STATED TASK: Copy the listing below line for line, starting at its first line and ending with the line that has "import plotly.graph_objects as go" in it. Add nothing.

□ □ □ □ □ □ □

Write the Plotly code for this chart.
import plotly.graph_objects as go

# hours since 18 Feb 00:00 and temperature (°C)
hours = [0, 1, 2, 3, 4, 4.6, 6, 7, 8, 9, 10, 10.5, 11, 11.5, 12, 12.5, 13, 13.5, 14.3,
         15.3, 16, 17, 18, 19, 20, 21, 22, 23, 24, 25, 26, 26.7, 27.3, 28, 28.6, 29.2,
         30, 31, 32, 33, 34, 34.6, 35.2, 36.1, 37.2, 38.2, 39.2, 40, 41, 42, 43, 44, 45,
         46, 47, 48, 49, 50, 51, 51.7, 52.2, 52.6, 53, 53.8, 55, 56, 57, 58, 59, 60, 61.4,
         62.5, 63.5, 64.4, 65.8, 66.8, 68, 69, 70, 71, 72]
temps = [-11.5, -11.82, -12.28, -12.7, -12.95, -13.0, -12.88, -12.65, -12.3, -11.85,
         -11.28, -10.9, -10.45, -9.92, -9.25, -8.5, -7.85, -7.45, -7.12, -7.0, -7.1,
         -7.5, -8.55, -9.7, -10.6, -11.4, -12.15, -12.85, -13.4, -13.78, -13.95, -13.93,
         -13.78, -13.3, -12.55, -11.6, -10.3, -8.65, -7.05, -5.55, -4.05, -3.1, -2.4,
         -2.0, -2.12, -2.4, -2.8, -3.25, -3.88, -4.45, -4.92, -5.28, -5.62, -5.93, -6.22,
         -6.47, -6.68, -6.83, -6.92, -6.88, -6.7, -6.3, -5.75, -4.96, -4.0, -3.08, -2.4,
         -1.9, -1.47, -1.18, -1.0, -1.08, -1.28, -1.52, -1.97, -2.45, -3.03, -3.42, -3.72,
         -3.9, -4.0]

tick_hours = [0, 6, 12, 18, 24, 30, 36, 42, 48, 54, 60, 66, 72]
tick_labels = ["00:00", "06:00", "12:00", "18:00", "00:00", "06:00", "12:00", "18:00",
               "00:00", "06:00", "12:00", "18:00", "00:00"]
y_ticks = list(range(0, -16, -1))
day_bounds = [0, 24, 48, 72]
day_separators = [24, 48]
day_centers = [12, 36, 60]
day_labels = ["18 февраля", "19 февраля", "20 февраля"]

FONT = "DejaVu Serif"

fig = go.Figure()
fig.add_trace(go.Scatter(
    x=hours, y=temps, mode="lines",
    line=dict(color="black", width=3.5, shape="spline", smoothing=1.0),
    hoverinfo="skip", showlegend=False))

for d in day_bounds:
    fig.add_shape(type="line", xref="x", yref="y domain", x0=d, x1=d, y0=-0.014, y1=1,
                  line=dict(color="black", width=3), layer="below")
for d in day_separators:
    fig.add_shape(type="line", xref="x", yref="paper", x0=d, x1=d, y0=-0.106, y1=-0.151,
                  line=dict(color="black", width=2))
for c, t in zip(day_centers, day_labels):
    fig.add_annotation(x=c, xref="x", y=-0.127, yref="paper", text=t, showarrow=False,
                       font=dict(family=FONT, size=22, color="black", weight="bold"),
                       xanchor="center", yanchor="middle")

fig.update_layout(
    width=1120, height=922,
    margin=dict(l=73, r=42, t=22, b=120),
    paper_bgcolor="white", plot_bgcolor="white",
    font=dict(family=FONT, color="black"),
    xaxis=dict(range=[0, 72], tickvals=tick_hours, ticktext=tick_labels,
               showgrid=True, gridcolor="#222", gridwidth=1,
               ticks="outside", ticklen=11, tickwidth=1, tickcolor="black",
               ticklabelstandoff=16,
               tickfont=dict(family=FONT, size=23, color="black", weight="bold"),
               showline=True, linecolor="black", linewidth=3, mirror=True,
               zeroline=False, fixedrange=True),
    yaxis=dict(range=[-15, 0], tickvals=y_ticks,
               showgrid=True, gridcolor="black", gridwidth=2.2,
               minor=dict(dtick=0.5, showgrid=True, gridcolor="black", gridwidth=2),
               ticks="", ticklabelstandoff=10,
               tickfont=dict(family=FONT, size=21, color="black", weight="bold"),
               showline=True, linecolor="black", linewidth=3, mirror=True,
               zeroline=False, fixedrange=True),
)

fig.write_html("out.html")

□ □ □ □ □ □ □

SOLUTION FOR THIS PROBLEM:
Write the Plotly code for this chart.
import plotly.graph_objects as go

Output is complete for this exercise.